Il film lo ho visto questo pomeriggio, proiettato in condizioni un po' di fortuna presso la Sala Conferenze del Parlamento Europeo - Ufficio di Milano, insieme ad altre cinque o sei spettatrici.

Die Fremde, per essere davvero succinti, racconta la storia di Umay (Sibel Kekilli), una ragazza turco-tedesca che decide con grande coraggio, dopo aver subito l'ennesima violenza, di lasciare Istanbul e suo marito Kemal (interpretato dal bel Ufuk Bayraktar) che incarna il peggio del maschilismo mediterraneo. Umay non scappa sola, porta con se Cem, loro figlio, e torna a Berlino dalla propria famiglia di origine. Qui i problemi anziché finire cominciano. Lei che ha abbandonato suo marito, che gli ha portato via il figlio, che vuole riprendere a studiare, che non si è voluta sottomettere "alla mano che ti picchia, ma che anche ti carezza", lei è una puttana e porta disonore all'intera famiglia: a suo padre, a sua madre, ai suoi fratelli e a sua sorella. Quest'ultima vede il suo fidanzamento sciogliersi proprio a causa del comportamento di sua sorella maggiore. Nonostante tutto Umay non si perde d'animo e continua a lottare, sola, perché costretta ad allontanarsi proprio dalla casa paterna dove pensava, in fondo, di poter trovare rifugio. Umay desidera farsi una propria vita pur non volendo dimenticare le sue radici turche, ed è qui che la situazione si fa senza via d'uscita.

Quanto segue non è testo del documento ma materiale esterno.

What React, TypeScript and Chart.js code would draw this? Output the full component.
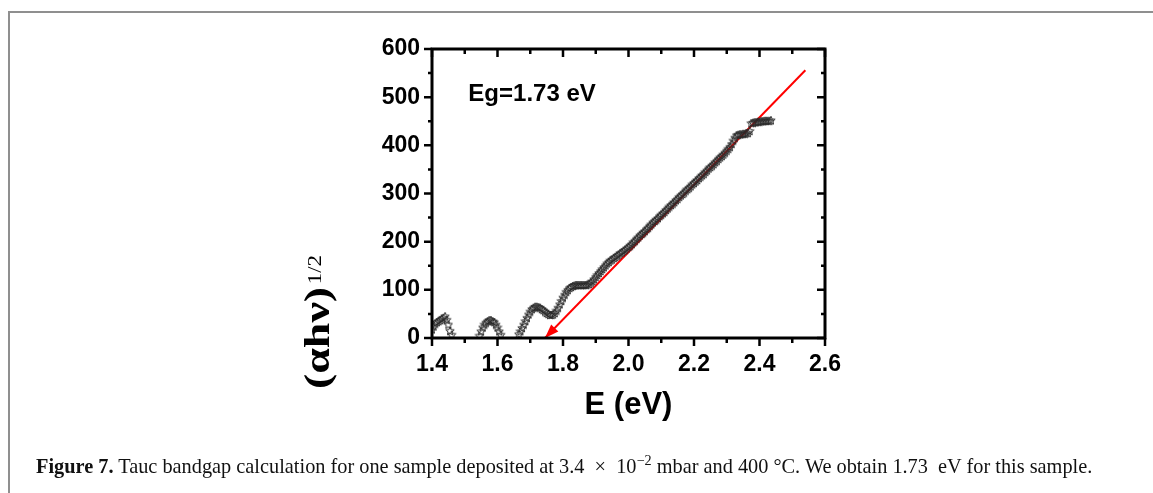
import React, { useEffect, useRef } from 'react';
import { Chart, registerables } from 'chart.js';

Chart.register(...registerables);

// ---- data ----
const seg1E = [1.400, 1.405, 1.410, 1.415, 1.420, 1.425, 1.430, 1.435, 1.440, 1.445, 1.450, 1.455, 1.460];
const seg1Y = [18, 24, 30, 33, 35, 37, 40, 42, 45, 38, 28, 15, 7];
const seg2E = [1.545, 1.550, 1.555, 1.560, 1.565, 1.570, 1.575, 1.580, 1.585, 1.590, 1.595, 1.600, 1.605, 1.610];
const seg2Y = [5, 14, 22, 28, 32, 35, 37, 37, 35, 33, 28, 22, 14, 7];
const seg3E = [
  1.665, 1.670, 1.675, 1.680, 1.685, 1.690, 1.695,
  1.700, 1.705, 1.710, 1.715, 1.720, 1.725, 1.730, 1.735, 1.740, 1.745,
  1.750, 1.755, 1.760, 1.765, 1.770, 1.775, 1.780, 1.785, 1.790, 1.795,
  1.800, 1.805, 1.810, 1.815, 1.820, 1.825, 1.830, 1.835, 1.840, 1.845,
  1.850, 1.855, 1.860, 1.865, 1.870, 1.875, 1.880, 1.885, 1.890, 1.895,
  1.900, 1.905, 1.910, 1.915, 1.920, 1.925, 1.930, 1.935, 1.940, 1.945,
  1.950, 1.955, 1.960, 1.965, 1.970, 1.975, 1.980, 1.985, 1.990, 1.995,
  2.000, 2.005, 2.010, 2.015, 2.020, 2.025, 2.030, 2.035, 2.040, 2.045,
  2.050, 2.055, 2.060, 2.065, 2.070, 2.075, 2.080, 2.085, 2.090, 2.095,
  2.100, 2.105, 2.110, 2.115, 2.120, 2.125, 2.130, 2.135, 2.140, 2.145,
  2.150, 2.155, 2.160, 2.165, 2.170, 2.175, 2.180, 2.185, 2.190, 2.195,
  2.200, 2.205, 2.210, 2.215, 2.220, 2.225, 2.230, 2.235, 2.240, 2.245,
  2.250, 2.255, 2.260, 2.265, 2.270, 2.275, 2.280, 2.285, 2.290, 2.295,
  2.300, 2.305, 2.310, 2.315, 2.320, 2.325, 2.330, 2.335, 2.340, 2.345,
  2.350, 2.355, 2.360, 2.365, 2.370, 2.375, 2.380, 2.385, 2.390, 2.395,
  2.400, 2.405, 2.410, 2.415, 2.420, 2.425, 2.430, 2.435,
];
const seg3Y = [
  8, 14, 21, 28, 35, 42, 49,
  55, 60, 63, 65, 65, 64, 63, 60, 58, 55,
  52, 50, 48, 48, 49, 52, 57, 63, 70, 77,
  84, 90, 96, 100, 104, 106, 108, 109, 110, 110,
  110, 110, 110, 110, 110, 111, 112, 115, 118, 122,
  127, 131, 135, 139, 143, 147, 151, 155, 158, 161,
  163, 166, 168, 171, 173, 176, 178, 181, 183, 186,
  189, 192, 195, 199, 202, 206, 209, 213, 216, 219,
  222, 226, 229, 233, 236, 240, 243, 246, 249, 253,
  256, 259, 262, 266, 269, 273, 276, 279, 282, 286,
  289, 293, 296, 299, 302, 306, 309, 312, 315, 319,
  322, 325, 328, 332, 335, 338, 341, 345, 348, 352,
  355, 358, 361, 365, 368, 372, 375, 378, 381, 385,
  389, 393, 397, 403, 410, 416, 421, 422, 423, 423,
  424, 424, 425, 426, 430, 446, 447, 448, 448, 449,
  449, 450, 450, 451, 451, 451, 451, 452,
];
// linear fit (Tauc extrapolation): tip first, far end second
const fitE = [1.745, 2.54];
const fitY = [0, 556];

const xTicks = [1.4, 1.6, 1.8, 2.0, 2.2, 2.4, 2.6];
const yTicks = [0, 100, 200, 300, 400, 500, 600];
const annotation = 'Eg=1.73 eV';
const xTitle = 'E (eV)';
const yTitleMain = '(\u03B1h\u03BD)';
const yTitleSup = '1/2';

function makeStar(): HTMLCanvasElement {
  const c = document.createElement('canvas');
  const s = 10;
  c.width = s; c.height = s;
  const g = c.getContext('2d')!;
  g.strokeStyle = '#2a2a2a';
  g.lineWidth = 1;
  g.beginPath();
  const cx = s / 2, cy = s / 2 + 0.4, R = 4.4, r = 2;
  for (let i = 0; i < 10; i++) {
    const ang = -Math.PI / 2 + (i * Math.PI) / 5;
    const rad = i % 2 === 0 ? R : r;
    const px = cx + rad * Math.cos(ang);
    const py = cy + rad * Math.sin(ang);
    if (i === 0) g.moveTo(px, py); else g.lineTo(px, py);
  }
  g.closePath();
  g.stroke();
  return c;
}

const decor = {
  id: 'decor',
  afterDatasetsDraw(chart: any) {
    const { ctx, chartArea: a, scales } = chart;
    const x = scales.x, y = scales.y;
    ctx.save();
    // arrow head
    const tx = x.getPixelForValue(fitE[0]), ty = y.getPixelForValue(fitY[0]);
    const fx = x.getPixelForValue(fitE[1]), fy = y.getPixelForValue(fitY[1]);
    const ang = Math.atan2(ty - fy, tx - fx);
    const L = 14, W = 5;
    const bx = tx - L * Math.cos(ang), by = ty - L * Math.sin(ang);
    ctx.fillStyle = '#ff0000';
    ctx.beginPath();
    ctx.moveTo(tx, ty);
    ctx.lineTo(bx + W * Math.sin(ang), by - W * Math.cos(ang));
    ctx.lineTo(bx - W * Math.sin(ang), by + W * Math.cos(ang));
    ctx.closePath();
    ctx.fill();

    // frame
    ctx.strokeStyle = '#000';
    ctx.lineWidth = 3;
    ctx.strokeRect(a.left, a.top, a.right - a.left, a.bottom - a.top);

    // ticks
    ctx.lineWidth = 2.5;
    ctx.beginPath();
    for (let i = 0; i < xTicks.length; i++) {
      const vals = [xTicks[i]];
      if (i < xTicks.length - 1) vals.push((xTicks[i] + xTicks[i + 1]) / 2);
      vals.forEach((v, k) => {
        const len = k === 0 ? 8 : 5;
        const px = x.getPixelForValue(v);
        ctx.moveTo(px, a.bottom); ctx.lineTo(px, a.bottom + len);
        ctx.moveTo(px, a.top); ctx.lineTo(px, a.top + len);
      });
    }
    for (let i = 0; i < yTicks.length; i++) {
      const vals = [yTicks[i]];
      if (i < yTicks.length - 1) vals.push((yTicks[i] + yTicks[i + 1]) / 2);
      vals.forEach((v, k) => {
        const len = k === 0 ? 8 : 4;
        const py = y.getPixelForValue(v);
        ctx.moveTo(a.left, py); ctx.lineTo(a.left - len, py);
        ctx.moveTo(a.right, py); ctx.lineTo(a.right - len, py);
      });
    }
    ctx.stroke();

    // annotation
    ctx.fillStyle = '#000';
    ctx.font = 'bold 24px "Liberation Sans", Arial, sans-serif';
    ctx.textAlign = 'left';
    ctx.textBaseline = 'alphabetic';
    ctx.fillText(annotation, x.getPixelForValue(1.511), y.getPixelForValue(492));

    // x title
    ctx.font = 'bold 31px "Liberation Sans", Arial, sans-serif';
    ctx.textAlign = 'center';
    ctx.textBaseline = 'middle';
    ctx.fillText(xTitle, (a.left + a.right) / 2, 405);

    // y title (rotated, slightly stretched along its direction)
    const mainFont = 'bold 36px "Liberation Serif", "Times New Roman", serif';
    const supFont = '18px "Liberation Serif", "Times New Roman", serif';
    ctx.font = mainFont;
    const mw = ctx.measureText(yTitleMain).width;
    ctx.font = supFont;
    const sw = ctx.measureText(yTitleSup).width;
    const total = mw + 2 + sw;
    const targetLen = 134;
    const sc = targetLen / total;
    ctx.translate(329, 322);
    ctx.rotate(-Math.PI / 2);
    ctx.scale(sc, 1);
    ctx.textBaseline = 'alphabetic';
    ctx.textAlign = 'left';
    const start = -total / 2;
    ctx.font = mainFont;
    ctx.fillText(yTitleMain, start, 0);
    ctx.font = supFont;
    ctx.fillText(yTitleSup, start + mw + 2, -8);
    ctx.restore();
  },
};

export default function App() {
  const canvasRef = useRef<HTMLCanvasElement>(null);
  const capRef = useRef<HTMLDivElement>(null);

  useEffect(() => {
    const star = makeStar();
    const pts = (E: number[], Y: number[]) => E.map((e, i) => ({ x: e, y: Y[i] }));
    const dataPts = [...pts(seg1E, seg1Y), ...pts(seg2E, seg2Y), ...pts(seg3E, seg3Y)];
    const chart = new Chart(canvasRef.current!, {
      type: 'scatter',
      data: {
        datasets: [
          {
            data: dataPts,
            pointStyle: star as any,
            pointRadius: 5,
            showLine: false,
          },
          {
            data: pts(fitE, fitY),
            showLine: true,
            borderColor: '#ff0000',
            borderWidth: 2,
            pointRadius: 0,
          } as any,
        ],
      },
      options: {
        responsive: false,
        animation: false,
        devicePixelRatio: 1,
        layout: { padding: { left: 0, top: 49, right: 328, bottom: 0 } },
        plugins: { legend: { display: false }, tooltip: { enabled: false } },
        scales: {
          x: {
            type: 'linear',
            min: 1.4,
            max: 2.6,
            afterFit: (s: any) => { s.height = 155; },
            afterBuildTicks: (s: any) => { s.ticks = xTicks.map((v) => ({ value: v })); },
            grid: { display: false, drawTicks: true, tickLength: 8 },
            border: { display: false },
            ticks: {
              padding: 5,
              color: '#000',
              maxRotation: 0,
              autoSkip: false,
              font: { family: '"Liberation Sans", Arial, sans-serif', weight: 'bold', size: 23 },
              callback: (v: any) => Number(v).toFixed(1),
            },
          },
          y: {
            type: 'linear',
            min: 0,
            max: 600,
            afterFit: (s: any) => { s.width = 432; },
            afterBuildTicks: (s: any) => { s.ticks = yTicks.map((v) => ({ value: v })); },
            grid: { display: false, drawTicks: true, tickLength: 8 },
            border: { display: false },
            ticks: {
              padding: 4,
              color: '#000',
              font: { family: '"Liberation Sans", Arial, sans-serif', weight: 'bold', size: 23 },
            },
          },
        },
      },
      plugins: [decor],
    });

    // fit caption width
    const cap = capRef.current;
    if (cap) {
      const w = cap.getBoundingClientRect().width;
      const target = 1057;
      if (w > 0) cap.style.fontSize = (19 * target) / w + 'px';
    }
    return () => chart.destroy();
  }, []);

  return (
    <>
      <div
        style={{
          position: 'absolute', left: 8, top: 11, width: 1145, height: 482,
          borderTop: '2px solid #8f8f8f', borderLeft: '2px solid #8f8f8f', boxSizing: 'border-box',
        }}
      />
      <canvas
        ref={canvasRef}
        width={1153}
        height={493}
        style={{ position: 'absolute', left: 0, top: 0, width: 1153, height: 493 }}
      />
      <div
        ref={capRef}
        style={{
          position: 'absolute', left: 36, top: 456, whiteSpace: 'nowrap',
          fontFamily: '"Liberation Serif", "Times New Roman", serif', fontSize: 19, lineHeight: '20px', color: '#111',
        }}
      >
        <b>Figure 7.</b> Tauc bandgap calculation for one sample deposited at 3.4&nbsp;&nbsp;×&nbsp;&nbsp;10
        <sup style={{ fontSize: '0.7em', lineHeight: 0 }}>−2</sup> mbar and 400 °C. We obtain 1.73&nbsp; eV for this sample.
      </div>
    </>
  );
}
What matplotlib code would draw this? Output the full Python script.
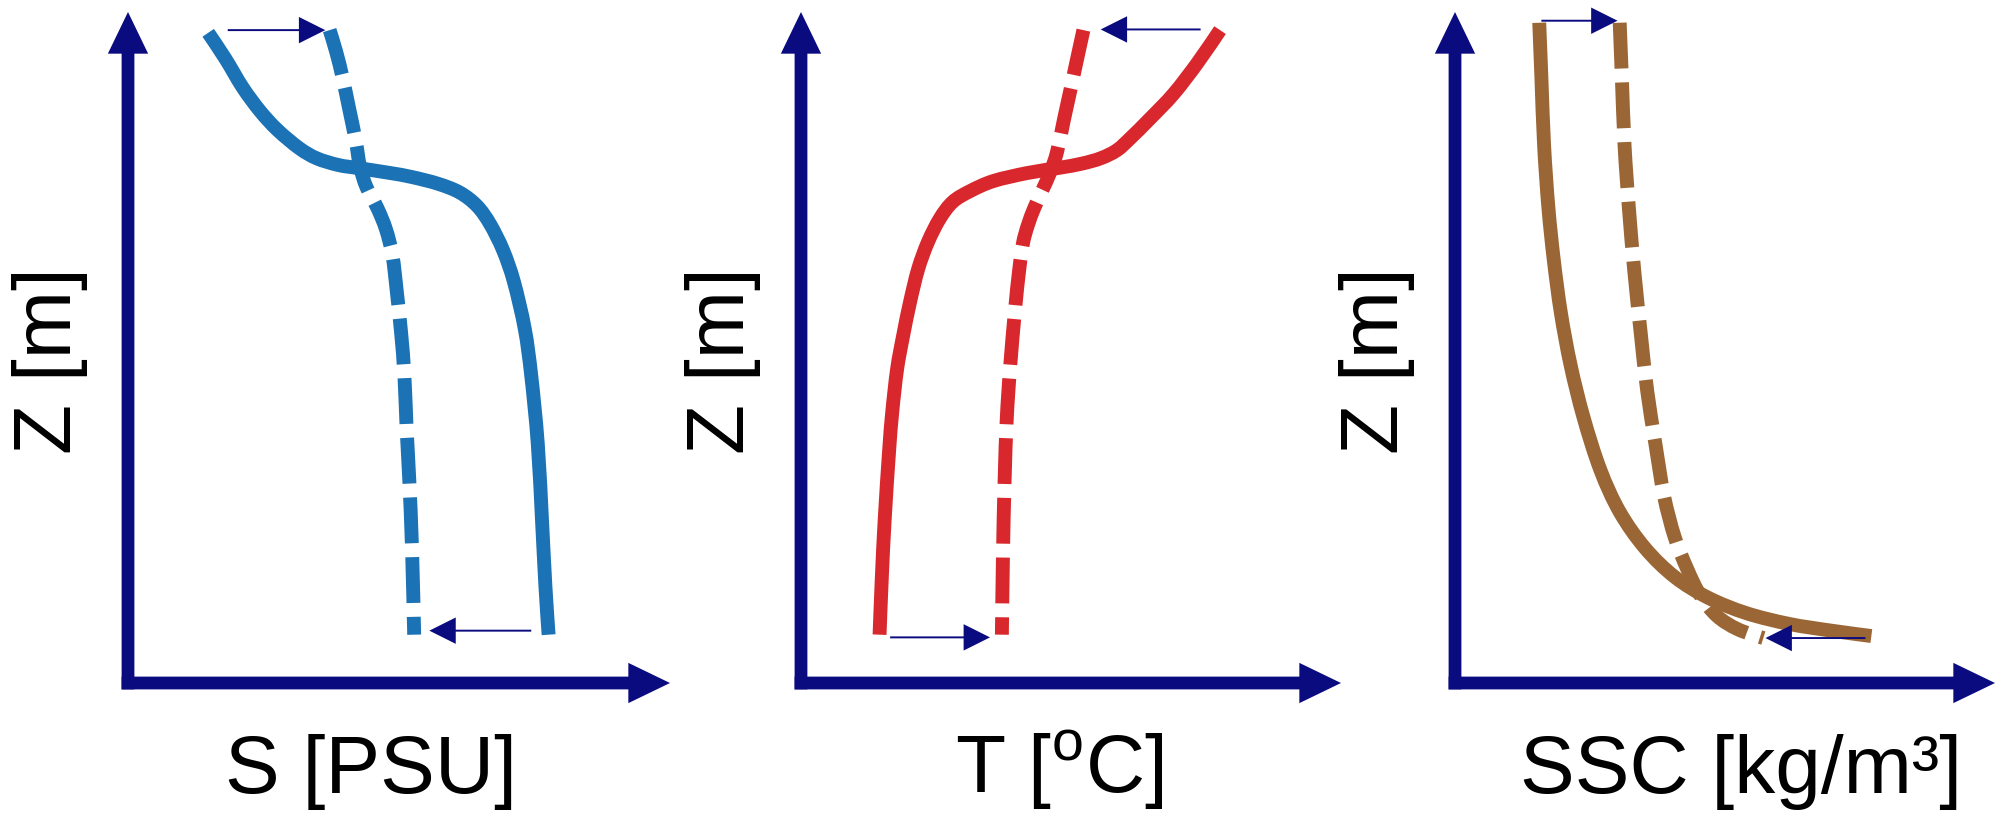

Emozioni e tensione sono mantenute alte durante tutto il film, diretto dall'esordiente austriaca Feo Aladag; gli attori tutti eccellenti, i dialoghi che passano dal turco al tedesco e viceversa non fanno altro che sottolineare la lotta interiore di ciascuno dei protagonisti che si riconosce nella propria comunità, nelle proprie origini e tradizioni e al tempo stesso si identifica anche con i valori di un mondo, quello tedesco e occidentale, dove l'individuo vuole contare di più della comunità alla quale appartiene, alla comunità che lo "contiene" ma non ne nega l'esistenza.